Details
-
New Feature
-
Status: Open
-
Major
-
Resolution: Unresolved
-
None
-
None
-
None
Description
Currently there is no overwrite support when using the State Processor API to create a savepoint at a given location. For applications that may run or generate a given savepoint on a periodic basis (e.g. cron job, nightly process, etc.) this can result in an exception if the job was previously run.

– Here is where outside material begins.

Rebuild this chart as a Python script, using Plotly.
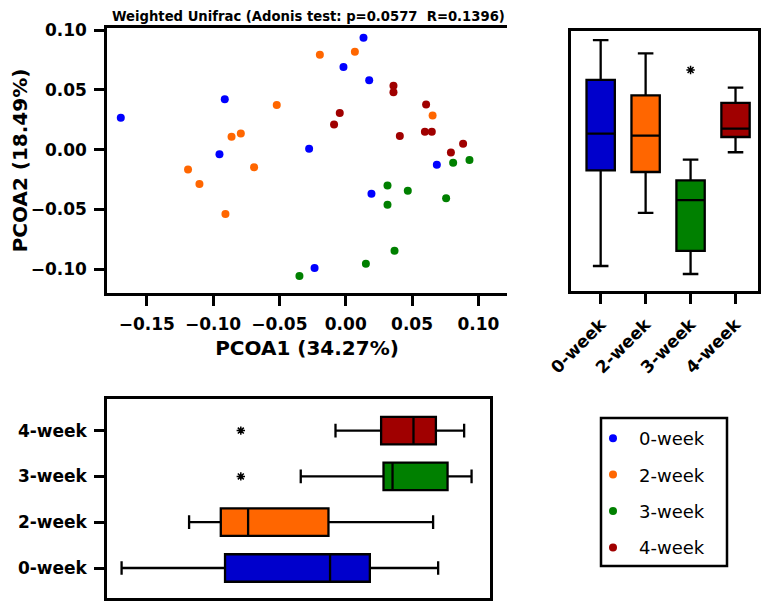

This ticket proposes amending the existing `SavePointWriter` class to support passing the preferred overwrite mode as an optional parameter when writing the savepoint similar to the example below:
SavepointWriter .newSavepoint(env, new HashMapStateBackend(), maxParallelism) .withOperator(OperatorIdentifier.forUid("uid1"), transformation1) .withOperator(OperatorIdentifier.forUid("uid2"), transformation2) .write(savepointPath, FileSystem.WriteMode.OVERWRITE);
This coincides with the underlying writer class which explicitly declares the use of `FileSystem.WriteMode.NO_OVERWRITE` within the `FileCopyFunction` class as seen below:
public final class FileCopyFunction implements OutputFormat<Path> { ... @Override public void writeRecord(Path sourcePath) throws IOException { Path destPath = new Path(path, sourcePath.getName()); try (FSDataOutputStream os = destPath.getFileSystem() .create(destPath, FileSystem.WriteMode.NO_OVERWRITE); FSDataInputStream is = sourcePath.getFileSystem().open(sourcePath)) { IOUtils.copyBytes(is, os); } } ... }
An alternative solution might be to explicitly check for the existence of the file at the destination and deleting it, although the above seems much more elegant.